>>

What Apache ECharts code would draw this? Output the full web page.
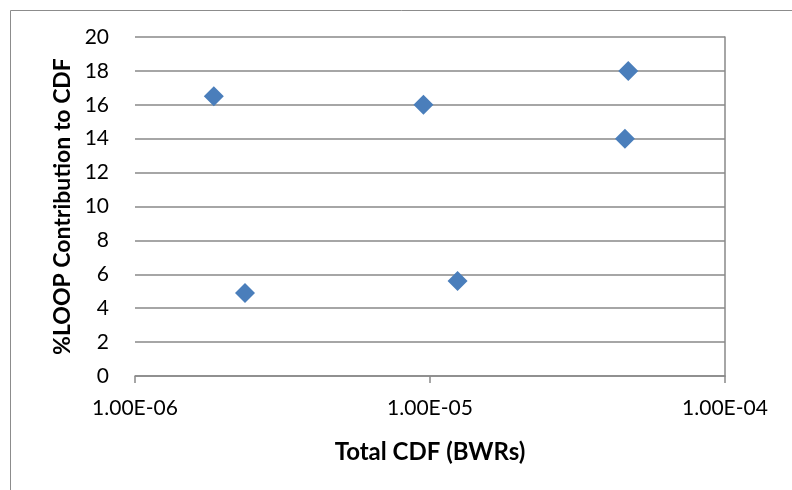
<!DOCTYPE html>
<html>
<head>
<meta charset="utf-8">
<script src="https://cdn.jsdelivr.net/npm/echarts@6/dist/echarts.min.js"></script>
<style>
  html, body { margin: 0; padding: 0; background: #fff; }
  #chart { width: 792px; height: 490px; }
</style>
</head>
<body>
<div id="chart"></div>
<script>
// values
const totalCdf = [1.85e-6, 2.36e-6, 9.5e-6, 1.24e-5, 4.7e-5, 4.58e-5];
const loopPct = [16.5, 4.9, 16.0, 5.6, 18.0, 14.0];
const yTicks = [0, 2, 4, 6, 8, 10, 12, 14, 16, 18, 20];

const chart = echarts.init(document.getElementById('chart'));

// Excel style label: 1.00E-06
const fmtExp = (v) => {
  const exp = Math.round(Math.log10(v));
  const mant = (v / Math.pow(10, exp)).toFixed(2);
  const sign = exp < 0 ? '-' : '+';
  return mant + 'E' + sign + String(Math.abs(exp)).padStart(2, '0');
};

const font = 'Lato, "Liberation Sans", sans-serif';
const gridColor = '#898989';

chart.setOption({
  animation: false,
  backgroundColor: '#fff',
  graphic: [{
    type: 'rect',
    left: 8, top: 8,
    shape: { width: 800, height: 500 },
    style: { fill: 'none', stroke: '#8c8c8c', lineWidth: 1 },
    silent: true
  }],
  grid: { left: 135, right: 67, top: 37, bottom: 114 },
  xAxis: {
    type: 'log',
    logBase: 10,
    min: 1e-6,
    max: 1e-4,
    name: 'Total CDF (BWRs)',
    nameLocation: 'middle',
    nameGap: 64,
    nameTextStyle: { fontFamily: font, fontSize: 24, fontWeight: 'bold', color: '#000' },
    axisLine: { show: true, lineStyle: { color: gridColor, width: 1.5 } },
    axisTick: { show: true, inside: false, length: 7, lineStyle: { color: gridColor, width: 1.5 } },
    minorTick: { show: false },
    splitLine: { show: false },
    axisLabel: { formatter: fmtExp, fontFamily: font, fontSize: 21, color: '#000', margin: 22 }
  },
  yAxis: [{
    type: 'value',
    min: yTicks[0],
    max: yTicks[yTicks.length - 1],
    interval: 2,
    name: '%LOOP Contribution to CDF',
    nameLocation: 'middle',
    nameGap: 61,
    nameRotate: 90,
    nameTextStyle: { fontFamily: font, fontSize: 23, fontWeight: 'bold', color: '#000' },
    axisLine: { show: false },
    axisTick: { show: false },
    splitLine: { show: true, lineStyle: { color: gridColor, width: 1.5 } },
    axisLabel: { fontFamily: font, fontSize: 21, color: '#000', margin: 26 }
  }, {
    type: 'value',
    position: 'right',
    min: yTicks[0],
    max: yTicks[yTicks.length - 1],
    interval: 2,
    axisLine: { show: true, lineStyle: { color: gridColor, width: 1.5 } },
    axisTick: { show: false },
    axisLabel: { show: false },
    splitLine: { show: false }
  }],
  series: [{
    type: 'scatter',
    symbol: 'diamond',
    symbolSize: [20, 20],
    itemStyle: { color: '#4a7ebb', opacity: 1 },
    data: totalCdf.map((x, i) => [x, loopPct[i]])
  }]
});
</script>
</body>
</html>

<<

● Exercise objective
Return only the lines from the start of the data through the line that contains "const gridColor = '#898989';", please, copying them exactly and omitting all pictures.

● Written response
What Apache ECharts code would draw this? Output the full web page.
<!DOCTYPE html>
<html>
<head>
<meta charset="utf-8">
<script src="https://cdn.jsdelivr.net/npm/echarts@6/dist/echarts.min.js"></script>
<style>
  html, body { margin: 0; padding: 0; background: #fff; }
  #chart { width: 792px; height: 490px; }
</style>
</head>
<body>
<div id="chart"></div>
<script>
// values
const totalCdf = [1.85e-6, 2.36e-6, 9.5e-6, 1.24e-5, 4.7e-5, 4.58e-5];
const loopPct = [16.5, 4.9, 16.0, 5.6, 18.0, 14.0];
const yTicks = [0, 2, 4, 6, 8, 10, 12, 14, 16, 18, 20];

const chart = echarts.init(document.getElementById('chart'));

// Excel style label: 1.00E-06
const fmtExp = (v) => {
  const exp = Math.round(Math.log10(v));
  const mant = (v / Math.pow(10, exp)).toFixed(2);
  const sign = exp < 0 ? '-' : '+';
  return mant + 'E' + sign + String(Math.abs(exp)).padStart(2, '0');
};

const font = 'Lato, "Liberation Sans", sans-serif';
const gridColor = '#898989';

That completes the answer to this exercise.